Hop On and Off Copenhagen

We have found these buses give us a great overview of the cities and lots of interesting information in their recorded spiel. So, here is Copenhagen (which, by the way, Marilyn has been saying incorrectly. According to natives, it is hagen, like hey, not hagen, like ha. Apparently, Danny Kaye led us all astray.).

Church of Our Savior. Sometimes called the Stairway to Heaven. Popular to climb and look out all over Copenhagen.
Part of some government buildings in Slotsholmen which is an island containing most of the Danish government. The multiple green sloping roofs house the Stock Exchange.
Magasin du Nord is a fashionable department store that dates back to 1869. It is quite large!

Only Russian Orthodox Church in Copenhagen.

Frederik’s Church is an Evangelical Lutheran church popularly known as The Marble Church for its rococo architecture.
St. Alban’s Church, locally referred to as the ”English Church” is part of the Church of England’s Diocese in Europe and dedicated to Saint Alban, the first martyr of Great Britain.
Copenhagen also has houseboats.
A reminder that Copenhagen is not all churches and Denmark is an archipelago of 1,419 islands, 443 of which have been named and 78 are inhabited.
Swan is the national bird. I don’t think this is one of them.

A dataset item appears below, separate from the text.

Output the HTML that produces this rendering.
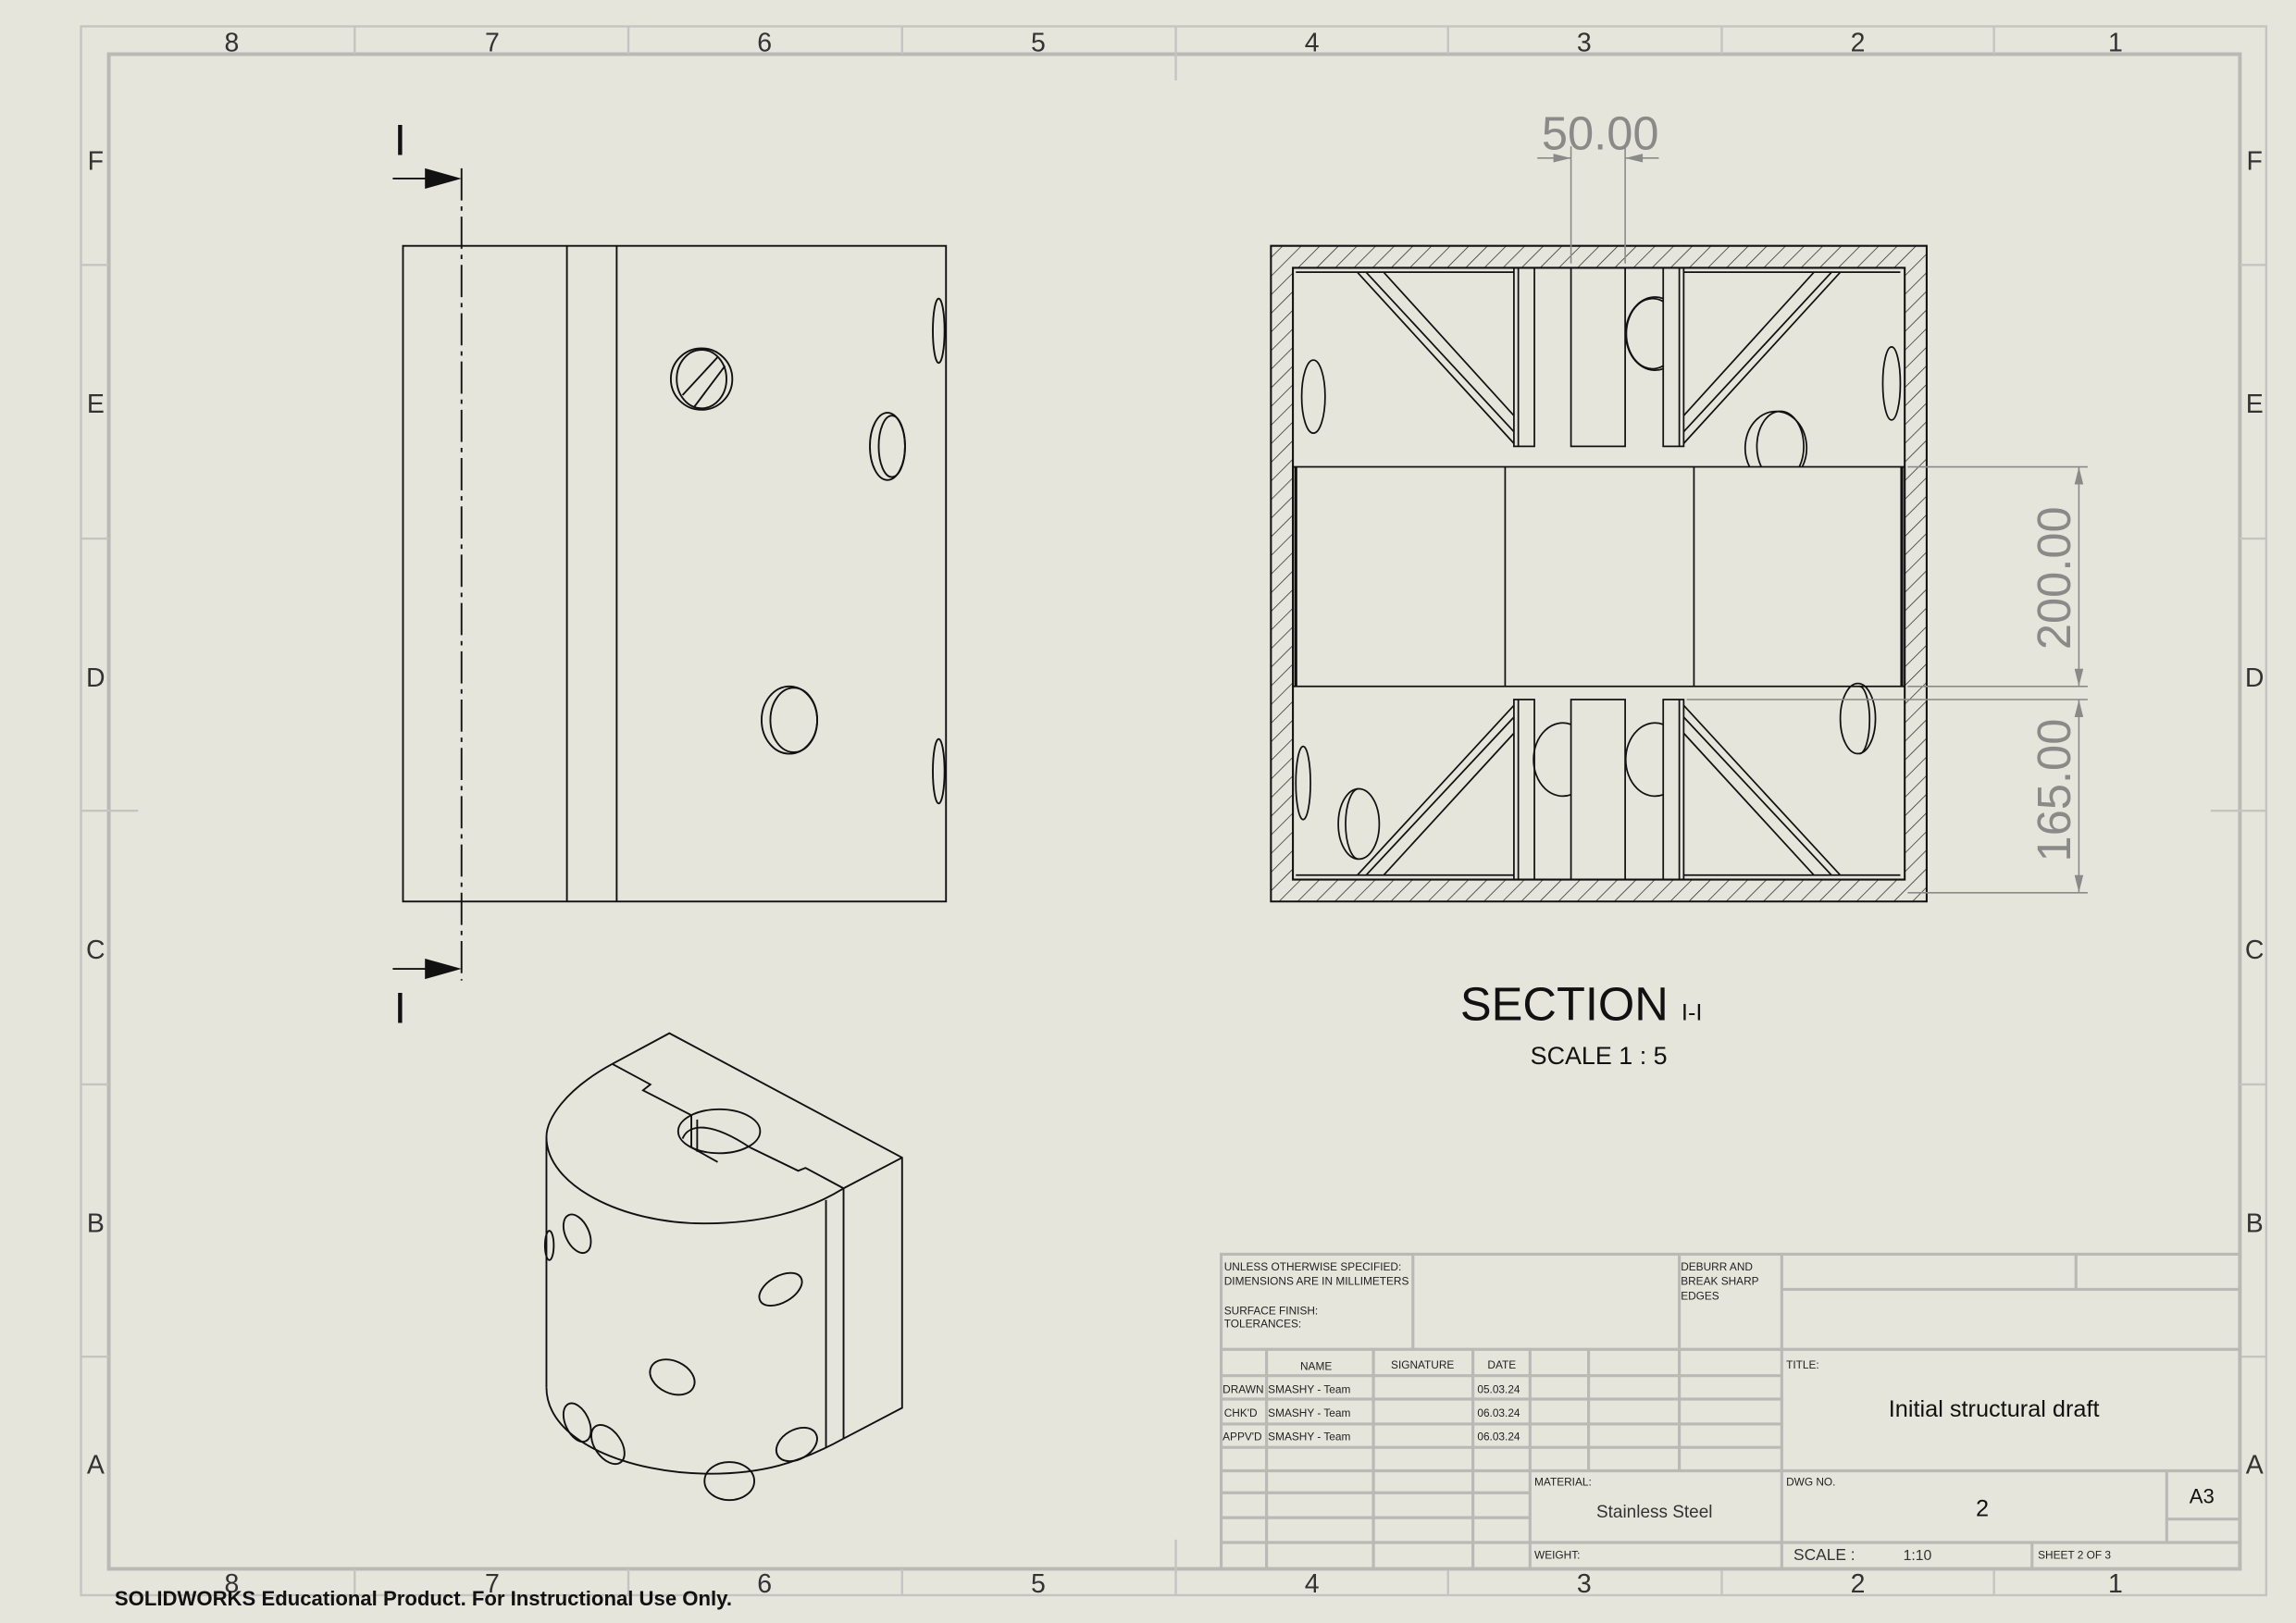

Denmark is a very interesting country. It has the lowest income inequality in the world and is one of the most liberal countries. It is also, according to Transparency International’s annual Corruption Perception Index, for the 5th year in a row, the least corrupt country in the world. The Danes marry late. The average age of woman who get married for the first time is 32.9 years, while that of men is 35.1 years. Christianity came to Denmark more than 1,000 years ago and 75% of the population are registered members of the Evangelical Lutheran Church but less than 1/5th of Danes see themselves as “very religious”. However, most choose to pay the voluntary church tax which helps maintain the churches and also allows members to have religious ceremonies (baptisms, marriages, etc.) in the church. More than 55% of the priests in the state church are women and Denmark has allowed same-sex marriages in the church since 2012.